New Illinois Bill Threatens Ratepayers, Workforce Diversity, and Clean Energy Goals
[Springfield, IL] — [October 31, 2025] — Last week, the Illinois General Assembly passed a sweeping energy and infrastructure bill—spanning more than 1,000 pages—with less than 24 hours for legislators to review or debate its long-term consequences. The bill’s passage represents a missed opportunity to advance Illinois’ clean energy and workforce goals in a responsible, cost-effective, and inclusive manner.
“This bill puts politics before people,” said Alicia Martin of ABC Illinois “By mandating union-only Project Labor Agreements (PLAs) and adding new, unclear compliance provisions, lawmakers have created serious risks for ratepayers, small contractors, and the broader clean energy transition.”
PLA Mandates Will Worsen Workforce Shortages and Raise Costs
The bill’s mandate that all covered projects use PLAs directly impacts the very workers who keep Illinois building. By restricting which contractors can bid on public work, the measure ultimately limits opportunities for thousands of skilled tradespeople who have already proven they can complete these projects safely, on time, and with high quality. When fewer contractors are allowed to compete, it doesn’t just drive up project costs — it means fewer job opportunities for Illinois workers, and higher costs for ratepayers and consumers.

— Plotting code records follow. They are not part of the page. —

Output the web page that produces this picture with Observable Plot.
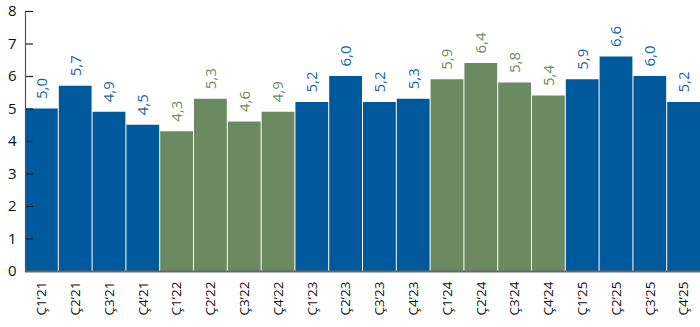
<!DOCTYPE html>
<html>
<head>
<meta charset="utf-8">
<script src="https://cdn.jsdelivr.net/npm/d3@7"></script>
<script src="https://cdn.jsdelivr.net/npm/@observablehq/plot@0.6"></script>
<style>
  html, body { margin: 0; padding: 0; background: #fff; }
  #chart svg { display: block; }
</style>
</head>
<body>
<div id="chart"></div>
<script>
// Quarterly values, 2021–2025
const quarters = [
  "Ç1’21", "Ç2’21", "Ç3’21", "Ç4’21",
  "Ç1’22", "Ç2’22", "Ç3’22", "Ç4’22",
  "Ç1’23", "Ç2’23", "Ç3’23", "Ç4’23",
  "Ç1’24", "Ç2’24", "Ç3’24", "Ç4’24",
  "Ç1’25", "Ç2’25", "Ç3’25", "Ç4’25"
];
const values = [
  5.0, 5.7, 4.9, 4.5,
  4.3, 5.3, 4.6, 4.9,
  5.2, 6.0, 5.2, 5.3,
  5.9, 6.4, 5.8, 5.4,
  5.9, 6.6, 6.0, 5.2
];
const years = [
  "2021", "2021", "2021", "2021",
  "2022", "2022", "2022", "2022",
  "2023", "2023", "2023", "2023",
  "2024", "2024", "2024", "2024",
  "2025", "2025", "2025", "2025"
];
const yTicks = [0, 1, 2, 3, 4, 5, 6, 7, 8];

const yearColor = {
  "2021": "#00599d", "2022": "#6b8a61", "2023": "#00599d",
  "2024": "#6b8a61", "2025": "#00599d"
};
const labelColor = {
  "2021": "#1f63a6", "2022": "#6f8c64", "2023": "#1f63a6",
  "2024": "#6f8c64", "2025": "#1f63a6"
};

const data = quarters.map((q, i) => ({q, v: values[i], year: years[i]}));

const width = 700, height = 327;
const marginLeft = 25, marginRight = 0;
const plotWidth = width - marginLeft - marginRight;

const chart = Plot.plot({
  width, height,
  marginTop: 11, marginBottom: 56, marginLeft, marginRight,
  style: {fontFamily: "'Open Sans', sans-serif", fontSize: "13px", color: "#111"},
  x: {domain: quarters, paddingInner: 0.03, paddingOuter: 0, align: 0, round: false, label: null},
  y: {domain: [0, 8], label: null},
  marks: [
    Plot.barY(data, {x: "q", y: "v", fill: d => yearColor[d.year]}),
    Plot.ruleY(yTicks.slice(1), {stroke: "#222", strokeWidth: 1.2, insetRight: plotWidth - 8}),
    Plot.ruleY([0], {stroke: "#666", strokeWidth: 2}),
    Plot.frame({anchor: "left", stroke: "#555", strokeWidth: 1.2}),
    Plot.text(data, {
      x: "q", y: "v",
      text: d => d.v.toFixed(1).replace(".", ","),
      rotate: -90, textAnchor: "start", dy: -10,
      fill: d => labelColor[d.year], fontSize: 15
    }),
    Plot.axisY({ticks: yTicks, tickSize: 0, tickPadding: 9, fontSize: 15, tickFormat: d => d}),
    Plot.axisX({tickSize: 0, tickPadding: 10, tickRotate: -90, fontSize: 13.5})
  ]
});
document.getElementById("chart").append(chart);
</script>
</body>
</html>
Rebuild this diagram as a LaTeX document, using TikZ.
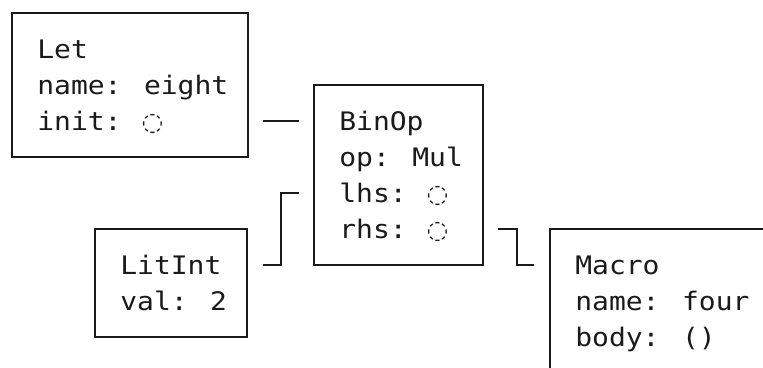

What’s most troubling is that the bill sets aside $7 million in grants to help Equity Eligible Contractors navigate the added costs and compliance burdens created by these mandates. That funding essentially confirms what workers already know: these provisions create barriers, not opportunities. Instead of opening doors for the hardworking men and women who make up Illinois’ construction workforce — including those employed by small, women-owned, veteran-owned, and minority-owned firms — this bill risks shutting them out of projects they’ve long helped to deliver.
Hurting Workforce Diversity and Opportunity
Illinois has made commendable strides toward widening the pipeline of construction talent—particularly through greater recruitment of women, veterans, and people of color. Unfortunately,
this legislation risks reversing that progress by creating new and unclear compliance requirements without adequate review or guidance. These provisions could unintentionally:
•Limit access to job opportunities for graduates of workforce development and pre-apprenticeship programs;
•Slow project timelines due to workforce constraints and reduced bidder participation; and
•Undercut Illinois’ clean energy deployment goals through avoidable and costly delays.
“These outcomes serve no one—not workers, not the economy, and not the climate,” Martin added. “Illinois can’t afford to jeopardize its clean energy leadership with policies that make it harder and more expensive to get projects built.”
A Better Path Forward
Rather than rushing through a thousand-page bill without sufficient review, the legislature should have taken the time to:
•Complete a full economic and workforce impact analysis;
•Identify and address unintended barriers to hiring and training; and
•Ensure that ratepayer and taxpayer investments deliver on their promises.
“Our shared mission to build a high-road energy economy can only succeed if the workforce requirements are practical, inclusive, and aligned with ongoing development efforts,” said Martin. “We urge lawmakers to revisit this issue in the spring session and work collaboratively toward a solution that benefits all Illinoisans.”